The conversion routine utilizing the VCVT.S16,F32 instruction is shown below. Recall that this instruction operates on two FPU registers, so a move from the input source to an FPU register is required.
AREA FixedFloatCvtRoutines, CODE, READONLY
THUMB
EXPORT CvtShorts8x8ToFloat
CvtShorts8x8ToFloat
; Use the VCVT instruction to convert a short in
; signed 8x8 format to a floating-point single-
; precision value and return the float value.
; The input short is in register r0.
; First move it to a float register - no
; format conversion will take place
VMOV.F32 s0, r0 ; transfer the short to a
; floating-point register
VCVT.F32.S16 s0, s0, #8 ; perform the conversion
BX lr ; return
END
A sample C program to use this conversion routine is shown below. The input data is in short integer format representing the signed 8x8 format (check for yourself that these values are correct).
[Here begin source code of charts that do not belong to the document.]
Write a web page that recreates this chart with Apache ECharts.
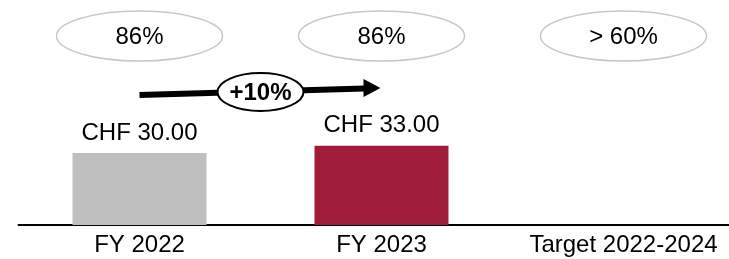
<!DOCTYPE html>
<html>
<head>
<meta charset="utf-8">
<script src="https://cdn.jsdelivr.net/npm/echarts@6/dist/echarts.min.js"></script>
<style>
    html, body { margin: 0; padding: 0; background: #fff; }
    #dividend_chart { width: 729px; height: 259px; }
</style>
</head>
<body>
<div id="dividend_chart"></div>
<script>
// Dividend per share by year, with payout ratio bubbles on top
var categories = ['FY 2022', 'FY 2023', 'Target 2022-2024'];
var dividends = [30, 33, '-'];
var payoutRatios = ['86%', '86%', '> 60%'];
var growthFrom = 0;
var growthTo = 1;
var growthLabel = '+10%';

var barColors = ['#bfbfbf', '#a11c38'];
var fontName = '"Liberation Sans", Arial, sans-serif';

function GraphBind() {
    var chart = document.getElementById('dividend_chart');
    var myChart = echarts.init(chart);

    var options = {
        animation: false,

        // Setup grid (last category runs past the right edge, like the original)
        grid: {
            left: 18.5,
            right: -15.5,
            top: 105,
            bottom: 34,
            containLabel: false,
            outerBoundsMode: 'none'
        },

        // Horizontal axis
        xAxis: [{
            type: 'category',
            data: categories,
            axisLine: { lineStyle: { color: '#000', width: 2 } },
            axisTick: { show: false },
            axisLabel: {
                interval: 0,
                hideOverlap: false,
                color: '#000',
                fontSize: 24,
                fontFamily: fontName,
                margin: 8
            }
        }],

        // Vertical axis (hidden)
        yAxis: [{
            type: 'value',
            min: 0,
            max: 50,
            show: false
        }],

        series: [
            {
                name: 'Dividend',
                type: 'bar',
                barWidth: 134,
                data: dividends,
                itemStyle: {
                    color: function (p) { return barColors[p.dataIndex]; }
                },
                label: {
                    show: true,
                    position: 'top',
                    distance: 8,
                    color: '#000',
                    fontSize: 24,
                    fontFamily: fontName,
                    formatter: function (p) { return 'CHF ' + Number(p.value).toFixed(2); }
                }
            },
            {
                // payout ratio ellipses above each category
                name: 'Payout',
                type: 'custom',
                data: categories.map(function (c, i) { return [i, 0]; }),
                renderItem: function (params, api) {
                    var x = api.coord([api.value(0), 0])[0];
                    return {
                        type: 'group',
                        children: [
                            {
                                type: 'ellipse',
                                shape: { cx: x, cy: 36, rx: 83, ry: 25 },
                                style: { fill: '#fff', stroke: '#c8c8c8', lineWidth: 1.5 }
                            },
                            {
                                type: 'text',
                                style: {
                                    x: x, y: 37,
                                    text: payoutRatios[params.dataIndex],
                                    fill: '#000',
                                    font: '24px ' + fontName,
                                    align: 'center',
                                    verticalAlign: 'middle'
                                }
                            }
                        ]
                    };
                }
            },
            {
                // growth arrow between the two years
                name: 'Growth',
                type: 'custom',
                data: [[growthFrom, growthTo]],
                renderItem: function (params, api) {
                    var x0 = api.coord([growthFrom, 0])[0];
                    var x1 = api.coord([growthTo, 0])[0];
                    var xm = (x0 + x1) / 2;
                    return {
                        type: 'group',
                        children: [
                            {
                                type: 'line',
                                shape: { x1: x0, y1: 95, x2: x1 - 17, y2: 88.5 },
                                style: { stroke: '#000', lineWidth: 6 }
                            },
                            {
                                type: 'polygon',
                                shape: { points: [[x1 - 18, 79], [x1 - 1, 88], [x1 - 18, 97]] },
                                style: { fill: '#000' }
                            },
                            {
                                type: 'ellipse',
                                shape: { cx: xm, cy: 92, rx: 43, ry: 19 },
                                style: { fill: '#fff', stroke: '#000', lineWidth: 2 }
                            },
                            {
                                type: 'text',
                                style: {
                                    x: xm, y: 93,
                                    text: growthLabel,
                                    fill: '#000',
                                    font: 'bold 24px ' + fontName,
                                    align: 'center',
                                    verticalAlign: 'middle'
                                }
                            }
                        ]
                    };
                }
            }
        ]
    };
    myChart.setOption(options);
}

GraphBind();
</script>
</body>
</html>
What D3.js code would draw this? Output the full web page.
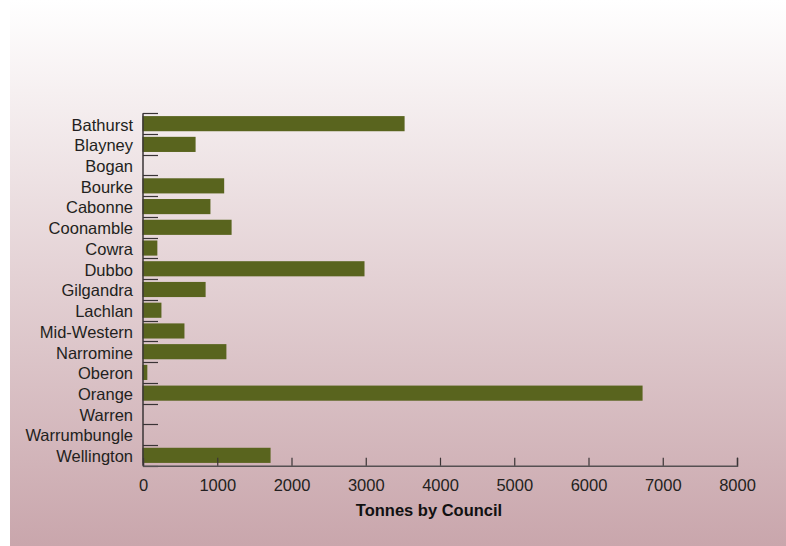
<!DOCTYPE html>
<html><head><meta charset="utf-8">
<script src="https://cdn.jsdelivr.net/npm/d3@7"></script>
<style>body{margin:0;background:#fff}svg{display:block}</style>
</head><body>
<script>
const councils = ["Bathurst","Blayney","Bogan","Bourke","Cabonne","Coonamble","Cowra","Dubbo","Gilgandra","Lachlan","Mid-Western","Narromine","Oberon","Orange","Warren","Warrumbungle","Wellington"];
const tonnes = [3530,715,0,1100,915,1200,200,2990,850,255,565,1130,65,6735,0,0,1725];
const xTicks = [0,1000,2000,3000,4000,5000,6000,7000,8000];
const axisTitle = "Tonnes by Council";

const W = 786, H = 546;
const svg = d3.select("body").append("svg").attr("width", W).attr("height", H);
const defs = svg.append("defs");
const g = defs.append("linearGradient").attr("id","bg").attr("x1",0).attr("y1",0).attr("x2",0).attr("y2",1);
g.append("stop").attr("offset","0%").attr("stop-color","#ffffff");
g.append("stop").attr("offset","50%").attr("stop-color","#e4d2d5");
g.append("stop").attr("offset","100%").attr("stop-color","#c9a6ac");
svg.append("rect").attr("x",10).attr("y",0).attr("width",W-10).attr("height",H).attr("fill","url(#bg)");

const pL = 143, pR = 737, pT = 113.3, pB = 465.7;
const x = d3.scaleLinear().domain([0,8000]).range([pL,pR]);
const y = d3.scaleBand().domain(councils).range([pT,pB]).paddingInner(0.27).paddingOuter(0.135);
const yb = d3.scaleBand().domain(councils).range([pT,pB]);
const font = "'Liberation Sans', Arial, sans-serif";
const txt = "#231f20";

// bars
svg.append("g").selectAll("rect").data(councils).join("rect")
  .attr("x", x(0)-0.5).attr("y", d=>y(d))
  .attr("width", (d,i)=>Math.max(0, x(tonnes[i])-x(0)))
  .attr("height", y.bandwidth()).attr("fill","#59641e");

// y axis: ticks at band boundaries
const yBounds = councils.map(c=>yb(c)).concat([pB]);
const ya = svg.append("g");
ya.selectAll("line.t").data(yBounds).join("line")
  .attr("x1", pL).attr("x2", pL+15).attr("y1", d=>Math.round(d)+0.5).attr("y2", d=>Math.round(d)+0.5)
  .attr("stroke","#3a3436").attr("stroke-width",1.2);
ya.append("line").attr("x1",pL).attr("x2",pL).attr("y1",pT).attr("y2",pB)
  .attr("stroke","#3a3436").attr("stroke-width",1.5);
ya.selectAll("text").data(councils).join("text")
  .attr("x", pL-10).attr("y", d=>yb(d)+yb.bandwidth()/2+2.5)
  .attr("text-anchor","end").attr("dominant-baseline","middle")
  .attr("font-family",font).attr("font-size","16.5px").attr("fill",txt).text(d=>d);

// x axis
const xa = svg.append("g").attr("transform",`translate(0,${pB})`);
const xAxis = d3.axisBottom(x).tickValues(xTicks).tickSize(-8).tickPadding(14).tickFormat(d3.format("d"));
xa.call(xAxis);
xa.select(".domain").attr("stroke","#555052").attr("stroke-width",1.5);
xa.selectAll(".tick line").attr("stroke","#3a3436").attr("stroke-width",1.2);
xa.selectAll(".tick text").attr("font-family",font).attr("font-size","16.5px").attr("fill",txt);

svg.append("text").attr("x",429).attr("y",515.5).attr("text-anchor","middle")
  .attr("font-family",font).attr("font-weight","bold").attr("font-size","16.5px").attr("fill","#111")
  .text(axisTitle);
</script>
</body></html>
//Input data in S16 format with 8 fraction bits.
#include <stdio.h >
extern void EnableFPU(void);
extern float CvtShorts8x8ToFloat(short i);
int main(void)
{
short Input[10] = {
1408, // 5.5 (0x0580)
384, // 1.5 (0x180)
−672, // −2.625 (0xFD60)
−256, // −1.0 (0xFF00)
641, // 2.50390625 (2.5 + 1/256)(0x0281)
192, // .75 (0x00C0)
−32768, // neg max, −128.0 (0x8000)
32767, // pos max, 127 + 255/256 (0x7FFF)
−32, // −0.125 (0xFFE0)
0
};
int i;
short InVal;
float OutVal;
for (i = 0; i < 11; i + +) {
OutVal = CvtShorts8x8ToFloat(Input[i]);
//Operate on the float value
}
}
The conversion routine is stored in a separate file. Multiple routines may be placed in this file and called as needed by the C program. In this way, a library of routines utilizing functions not readily available from the high-level languages may be created to make use of features in the processor.
For further reading, you should consult the ARM documentation about calling C++ functions from assembly and calling assembly from C++. Examples can be found in the RealView Compilation Tools Developer Guide (ARM 2007a).